The Hayride has joined with the Louisiana Committee for a Conservative Majority (“LCCM”) and 10 other media entities and citizen groups to put a simple question to all 39 state senators: “Will you vote to hold a Veto Session?”
The question was put to every single senator in a series of emails issued by the members of this group, which includes the Louisiana Family Forum, the NRA and several radio shows, such as Ringside Politics and and the Moon Griffon Show.
A complete list of all the organizations participating in this poll of the senate may be found at PeopleOfLouisiana.org. http://peopleoflouisiana.org/index.html
Whether or not they will support holding a Veto Session was the only question put to the senators, versus how they might vote on individual bills if indeed a Veto Session takes place. “You do not have to state your position on any bill,” the website explains.
This is believed to be the first time such a diverse group of entities have acted in concert to question the entire senate. In this regard it is more evidence that the grass roots are waking up and pressuring the senate to indeed hold the Veto Session.
Emails from the legislative leadership to individual legislators requesting a formal and legally binding answer regarding a Veto Session were first issued on July 3rd, but answers are not due until July 15th and many legislators have not announced their position publicly. This poll appears to be an effort to obtain answers “on the record” from senators prior to the July 15th deadline.
“We want to know who is with us while there is still time to communicate to the others,” explained Chris Patron, of the Firearm Professionals of Louisiana, FPofLa.com. “We presume the House will vote for the session and we don’t want to waste energy on senators who will vote similarly. But if a senator hesitates when he or she gets this question, that tells us something,” he stated.

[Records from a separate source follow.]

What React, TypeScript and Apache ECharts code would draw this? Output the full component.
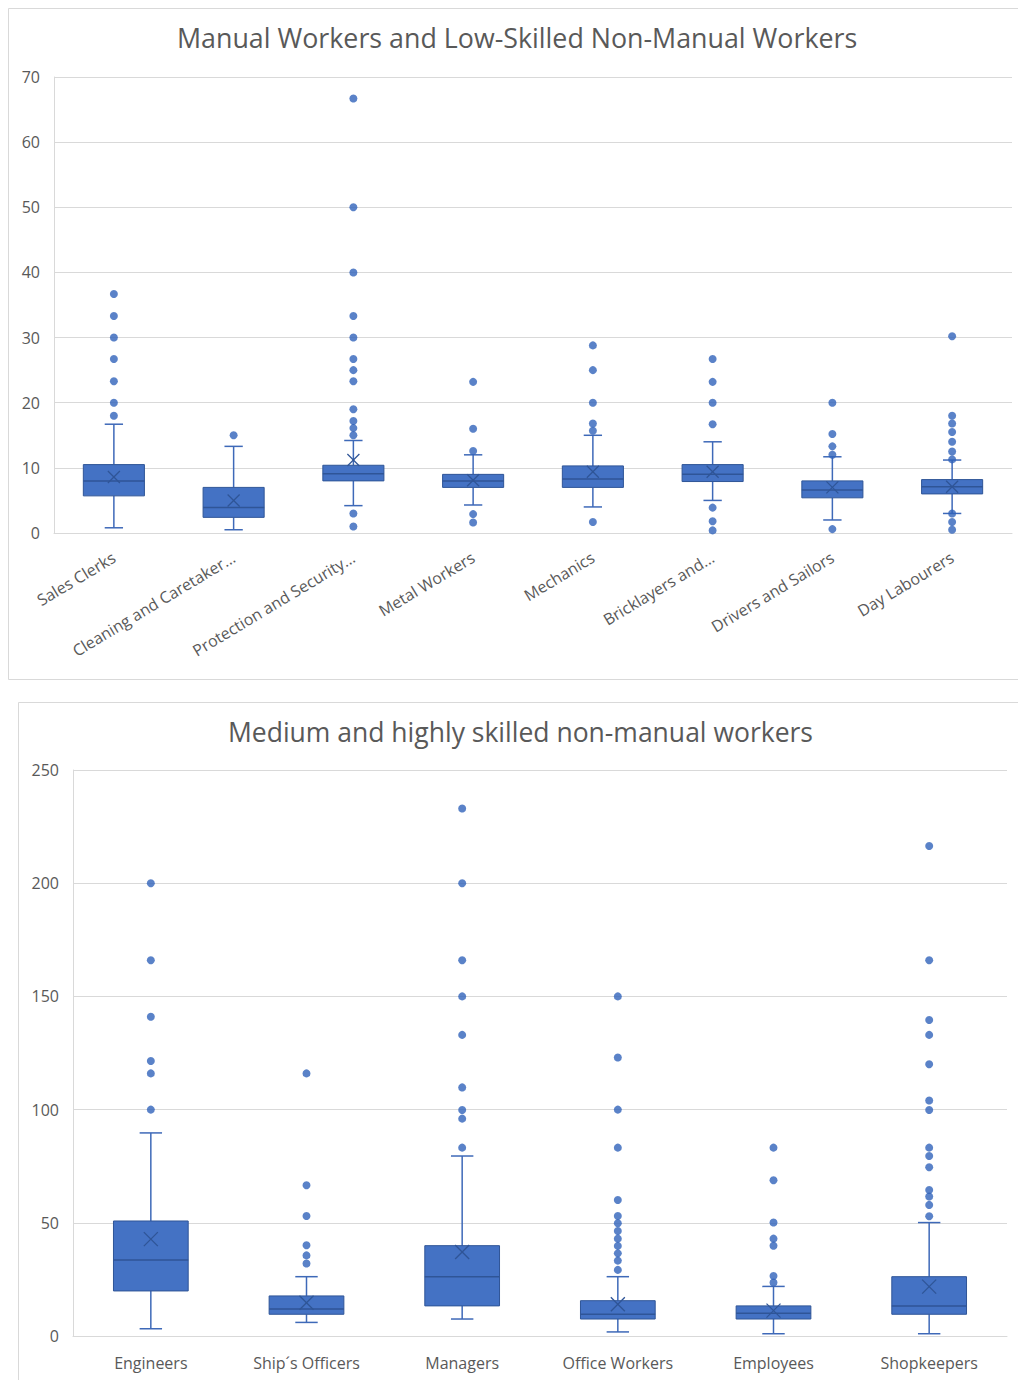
import React, { useEffect, useRef } from "react";
import * as echarts from "echarts";

// ---------- Chart 1 data ----------
const cats1 = [
  "Sales Clerks",
  "Cleaning and Caretaker…",
  "Protection and Security…",
  "Metal Workers",
  "Mechanics",
  "Bricklayers and…",
  "Drivers and Sailors",
  "Day Labourers",
];
// [min whisker, Q1, median, Q3, max whisker]
const box1 = [
  [0.8, 5.7, 8.0, 10.5, 16.7],
  [0.5, 2.4, 3.9, 7.0, 13.3],
  [4.2, 8.0, 9.1, 10.4, 14.2],
  [4.3, 7.0, 8.0, 9.0, 12.0],
  [4.0, 7.0, 8.3, 10.3, 15.0],
  [5.0, 7.9, 9.0, 10.5, 14.0],
  [2.0, 5.4, 6.6, 8.0, 11.7],
  [3.0, 6.0, 7.1, 8.2, 11.2],
];
const mean1 = [8.6, 5.0, 11.2, 8.1, 9.4, 9.4, 7.0, 7.1];
const out1 = [
  [36.7, 33.3, 30, 26.7, 23.3, 20, 18],
  [15],
  [66.7, 50, 40, 33.3, 30, 26.7, 25, 23.3, 19, 17.2, 16.1, 15, 3.0, 1.0],
  [23.2, 16, 12.6, 2.9, 1.6],
  [28.8, 25, 20, 16.8, 15.7, 1.7],
  [26.7, 23.2, 20, 16.7, 3.9, 1.8, 0.4],
  [20, 15.2, 13.3, 12.0, 0.6],
  [30.2, 18, 16.8, 15.5, 14, 12.5, 11.3, 3.0, 1.7, 0.5],
];
const yTicks1 = { min: 0, max: 70, interval: 10 };

// ---------- Chart 2 data ----------
const cats2 = ["Engineers", "Ship\u00b4s Officers", "Managers", "Office Workers", "Employees", "Shopkeepers"];
const box2 = [
  [3.2, 19.9, 33.6, 50.8, 89.7],
  [6.0, 9.6, 11.9, 17.7, 26.2],
  [7.5, 13.3, 26.2, 39.9, 79.5],
  [1.8, 7.5, 9.6, 15.6, 26.2],
  [1.0, 7.5, 10.0, 13.3, 21.9],
  [1.0, 9.6, 13.3, 26.2, 50.1],
];
const mean2 = [42.8, 14.7, 37.1, 14.0, 11.2, 21.8];
const out2 = [
  [200, 166, 141, 121.5, 116, 100],
  [116, 66.6, 53, 40.1, 35.6, 32],
  [233, 200, 166, 150, 133, 109.8, 99.8, 96, 83.2],
  [150, 123, 100, 83.2, 60.1, 53, 49.8, 46.4, 43, 39.8, 36.5, 33.3, 29.2],
  [83.2, 68.8, 50.1, 43, 39.9, 26.5, 23.6],
  [216.4, 166, 139.6, 133, 120, 104, 99.8, 83.2, 79.5, 74.5, 64.5, 61.6, 57.9, 52.9],
];
const yTicks2 = { min: 0, max: 250, interval: 50 };

const title1 = "Manual Workers and Low-Skilled Non-Manual Workers";
const title2 = "Medium and highly skilled non-manual workers";

const FONT = "Open Sans";
const TXT = "#595959";
const FILL = "#4472C4";
const DARK = "#2F5597";
const WHISK = "#3E69B8";
const DOT = "#3163BA";

function boxRender(boxFrac: number, capFrac: number, xSize: number) {
  return (params: any, api: any) => {
    const idx = api.value(0);
    const pMin = api.coord([idx, api.value(1)]);
    const pQ1 = api.coord([idx, api.value(2)]);
    const pMed = api.coord([idx, api.value(3)]);
    const pQ3 = api.coord([idx, api.value(4)]);
    const pMax = api.coord([idx, api.value(5)]);
    const pMean = api.coord([idx, api.value(6)]);
    const bw = api.size([1, 0])[0] * boxFrac;
    const cw = bw * capFrac;
    const cx = pMed[0];
    const lineStyle = { stroke: WHISK, lineWidth: 1.5 };
    const h = xSize / 2;
    return {
      type: "group",
      children: [
        { type: "line", shape: { x1: cx, y1: pMax[1], x2: cx, y2: pQ3[1] }, style: lineStyle },
        { type: "line", shape: { x1: cx, y1: pQ1[1], x2: cx, y2: pMin[1] }, style: lineStyle },
        { type: "line", shape: { x1: cx - cw / 2, y1: pMax[1], x2: cx + cw / 2, y2: pMax[1] }, style: lineStyle },
        { type: "line", shape: { x1: cx - cw / 2, y1: pMin[1], x2: cx + cw / 2, y2: pMin[1] }, style: lineStyle },
        {
          type: "rect",
          shape: { x: cx - bw / 2, y: pQ3[1], width: bw, height: pQ1[1] - pQ3[1] },
          style: { fill: FILL, stroke: DARK, lineWidth: 1 },
        },
        { type: "line", shape: { x1: cx - bw / 2, y1: pMed[1], x2: cx + bw / 2, y2: pMed[1] }, style: { stroke: DARK, lineWidth: 1.5 } },
        { type: "line", shape: { x1: cx - h, y1: pMean[1] - h, x2: cx + h, y2: pMean[1] + h }, style: { stroke: DARK, lineWidth: 1.3 } },
        { type: "line", shape: { x1: cx - h, y1: pMean[1] + h, x2: cx + h, y2: pMean[1] - h }, style: { stroke: DARK, lineWidth: 1.3 } },
      ],
    };
  };
}

export default function App() {
  const ref = useRef<HTMLDivElement>(null);
  useEffect(() => {
    if (!ref.current) return;
    const chart = echarts.init(ref.current, undefined, { renderer: "svg" });
    const boxData1 = box1.map((b, i) => [i, ...b, mean1[i]]);
    const boxData2 = box2.map((b, i) => [i, ...b, mean2[i]]);
    const outData1: number[][] = [];
    out1.forEach((arr, i) => arr.forEach((v) => outData1.push([i, v])));
    const outData2: number[][] = [];
    out2.forEach((arr, i) => arr.forEach((v) => outData2.push([i, v])));

    const yAxisCommon = {
      type: "value",
      axisLine: { show: true, lineStyle: { color: "#D9D9D9", width: 1 } },
      axisTick: { show: false },
      splitLine: { show: true, lineStyle: { color: "#D9D9D9", width: 1 } },
      axisLabel: { color: TXT, fontFamily: FONT, fontSize: 16, margin: 14 },
    };
    const xAxisCommon = {
      type: "category",
      boundaryGap: true,
      axisLine: { show: true, lineStyle: { color: "#D9D9D9", width: 1 } },
      axisTick: { show: false },
    };

    chart.setOption({
      animation: false,
      backgroundColor: "#ffffff",
      title: [
        {
          text: title1,
          left: 172,
          top: 19,
          textStyle: { color: TXT, fontFamily: FONT, fontSize: 26.8, fontWeight: "normal" },
        },
        {
          text: title2,
          left: 223,
          top: 713,
          textStyle: { color: TXT, fontFamily: FONT, fontSize: 26.5, fontWeight: "normal" },
        },
      ],
      graphic: [
        { type: "rect", shape: { x: 8.5, y: 8.5, width: 1030, height: 671 }, style: { fill: "none", stroke: "#D9D9D9", lineWidth: 1 } },
        { type: "rect", shape: { x: 18.5, y: 702.5, width: 1030, height: 700 }, style: { fill: "none", stroke: "#D9D9D9", lineWidth: 1 } },
      ],
      grid: [
        { left: 54, top: 77, width: 958, height: 456 },
        { left: 73, top: 770, width: 934, height: 566 },
      ],
      xAxis: [
        {
          ...xAxisCommon,
          gridIndex: 0,
          data: cats1,
          axisLabel: { color: TXT, fontFamily: FONT, fontSize: 16, rotate: 31, interval: 0, margin: 23 },
        },
        {
          ...xAxisCommon,
          gridIndex: 1,
          data: cats2,
          axisLabel: { color: TXT, fontFamily: FONT, fontSize: 16, interval: 0, margin: 19 },
        },
      ],
      yAxis: [
        { ...yAxisCommon, gridIndex: 0, ...yTicks1 },
        { ...yAxisCommon, gridIndex: 1, ...yTicks2 },
      ],
      series: [
        {
          type: "custom",
          xAxisIndex: 0,
          yAxisIndex: 0,
          renderItem: boxRender(0.51, 0.3, 12),
          encode: { x: 0, y: [1, 2, 3, 4, 5, 6] },
          data: boxData1,
          z: 2,
        },
        {
          type: "scatter",
          xAxisIndex: 0,
          yAxisIndex: 0,
          symbol: "circle",
          symbolSize: 8,
          itemStyle: { color: DOT },
          data: outData1,
          z: 3,
        },
        {
          type: "custom",
          xAxisIndex: 1,
          yAxisIndex: 1,
          renderItem: boxRender(0.48, 0.3, 14),
          encode: { x: 0, y: [1, 2, 3, 4, 5, 6] },
          data: boxData2,
          z: 2,
        },
        {
          type: "scatter",
          xAxisIndex: 1,
          yAxisIndex: 1,
          symbol: "circle",
          symbolSize: 8,
          itemStyle: { color: DOT },
          data: outData2,
          z: 3,
        },
      ],
    });
    return () => chart.dispose();
  }, []);
  return (
    <div
      ref={ref}
      style={{ position: "absolute", left: 0, top: 0, width: 1018, height: 1380, background: "#fff" }}
    />
  );
}
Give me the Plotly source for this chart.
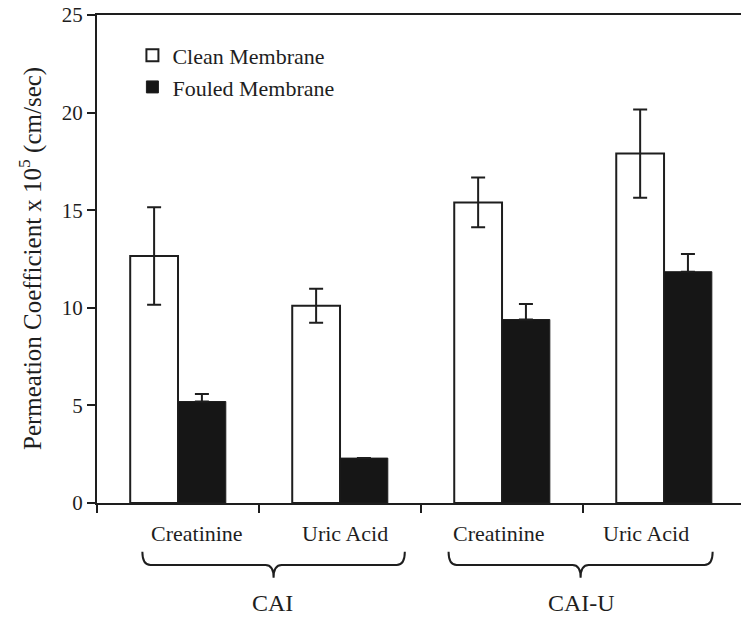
import plotly.graph_objects as go

# Permeation coefficients (x 10^5 cm/sec) for two membranes, two solutes each
categories = ["CAI Creatinine", "CAI Uric Acid", "CAI-U Creatinine", "CAI-U Uric Acid"]
analyte_labels = ["Creatinine", "Uric Acid", "Creatinine", "Uric Acid"]
groups = ["CAI", "CAI-U"]

clean = [12.65, 10.1, 15.4, 17.9]
clean_err = [2.5, 0.87, 1.27, 2.26]
fouled = [5.2, 2.3, 9.4, 11.85]
fouled_err = [0.38, None, 0.8, 0.9]

y_ticks = [0, 5, 10, 15, 20, 25]

INK = "#1e1e1e"
SERIF = "Liberation Serif, Times New Roman, serif"

fig = go.Figure()
fig.add_trace(go.Bar(
    x=categories, y=clean, name="Clean Membrane", legendgroup="clean",
    marker=dict(color="white", line=dict(color=INK, width=2)),
    error_y=dict(type="data", array=clean_err, color=INK, thickness=2, width=7),
))
fig.add_trace(go.Bar(
    x=categories, y=fouled, name="Fouled Membrane", legendgroup="fouled",
    marker=dict(color="#161616", line=dict(color=INK, width=1)),
    # only the upper whisker shows above the solid bar
    error_y=dict(type="data", symmetric=False, array=fouled_err,
                 arrayminus=[0 if e is not None else None for e in fouled_err],
                 color=INK, thickness=2, width=7),
))

# category label positions (x in category units) and brace extents per group
label_x = [0.12, 1.03, 1.98, 2.89]
brace_spans = [(-0.22, 1.40), (1.67, 3.30)]
group_x = [0.585, 2.49]

annotations = []
for lx, txt in zip(label_x, analyte_labels):
    annotations.append(dict(x=lx, y=-0.062, xref="x", yref="paper", text=txt,
                            showarrow=False, font=dict(family=SERIF, size=22, color=INK),
                            xanchor="center", yanchor="middle"))
for gx, txt in zip(group_x, groups):
    annotations.append(dict(x=gx, y=-0.205, xref="x", yref="paper", text=txt,
                            showarrow=False, font=dict(family=SERIF, size=24, color=INK),
                            xanchor="center", yanchor="middle"))
annotations.append(dict(
    x=-0.104, y=0.5, xref="paper", yref="paper",
    text="Permeation Coefficient x 10<sup>5</sup> (cm/sec)",
    textangle=-90, showarrow=False,
    font=dict(family=SERIF, size=25, color=INK),
    xanchor="center", yanchor="middle"))

# curly braces under each group (y in paper units below the axis)
shapes = []
y_tip, y_line, y_point = -0.100, -0.127, -0.153
for (a, b) in brace_spans:
    m = (a + b) / 2
    c = 0.05
    path = (f"M{a},{y_tip} Q{a},{y_line} {a + c},{y_line} "
            f"L{m - c},{y_line} Q{m},{y_line} {m},{y_point} "
            f"Q{m},{y_line} {m + c},{y_line} "
            f"L{b - c},{y_line} Q{b},{y_line} {b},{y_tip}")
    shapes.append(dict(type="path", path=path, xref="x", yref="paper",
                       line=dict(color=INK, width=2)))

fig.update_layout(
    width=741, height=617,
    margin=dict(l=97, r=0, t=15, b=114),
    plot_bgcolor="white", paper_bgcolor="white",
    barmode="group", bargap=0.41, bargroupgap=0,
    font=dict(family=SERIF, color=INK),
    legend=dict(x=0.055, y=0.96, xanchor="left", yanchor="top",
                font=dict(family=SERIF, size=22, color=INK),
                bgcolor="rgba(0,0,0,0)", itemwidth=30,
                traceorder="grouped", tracegroupgap=0),
    annotations=annotations,
    shapes=shapes,
    xaxis=dict(
        type="category", range=[-0.5, 3.475], tickson="boundaries",
        ticks="outside", ticklen=8, tickwidth=2, tickcolor=INK,
        showticklabels=False, showgrid=False, zeroline=False,
        showline=True, linecolor=INK, linewidth=2, mirror=True,
    ),
    yaxis=dict(
        range=[0, 25], tickvals=y_ticks, ticks="outside", ticklen=8,
        tickwidth=2, tickcolor=INK, showgrid=False, zeroline=False,
        showline=True, linecolor=INK, linewidth=2,
        tickfont=dict(family=SERIF, size=21, color=INK),
    ),
)

fig.write_html("out.html")
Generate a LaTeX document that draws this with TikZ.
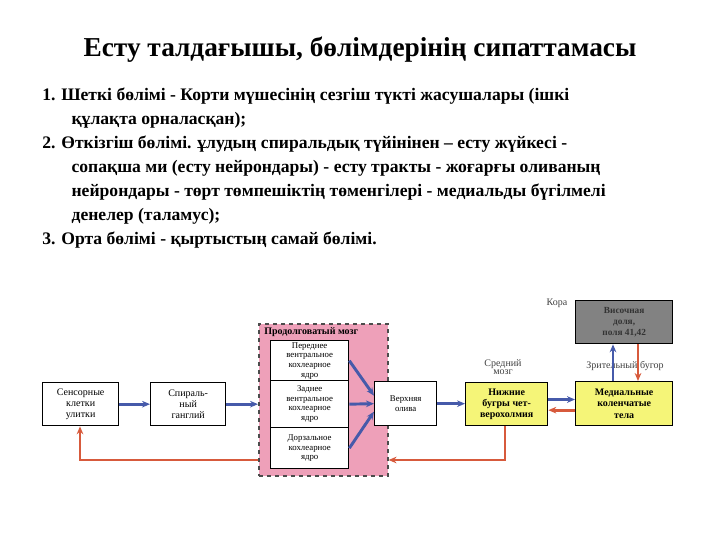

The votes of 20 senators are needed if a session is to be held, and it is presumed that most Democrat Senators will vote against the session, but perhaps not all. Senator Katrina Jackson, for example voted for Senator Mizell’s transgender sports bill and might also vote for a Veto Session.
On the Republican side, there are 27 Senators but 7 are term limited and are therefore not immediately vulnerable to grass roots pressure. That makes holding all 20 who are not term limited nearly imperative if the Veto Session is to be held. We say “nearly” imperative because some term limited senators, such as Barrow Peacock, may vote for the session out of principle, as contrasted with practical political considerations.
As of this writing one thing is certain: The vote in the senate will be close, and if the proponents of a Veto Session are to prevail they will need to apply all the persuasive powers they possess.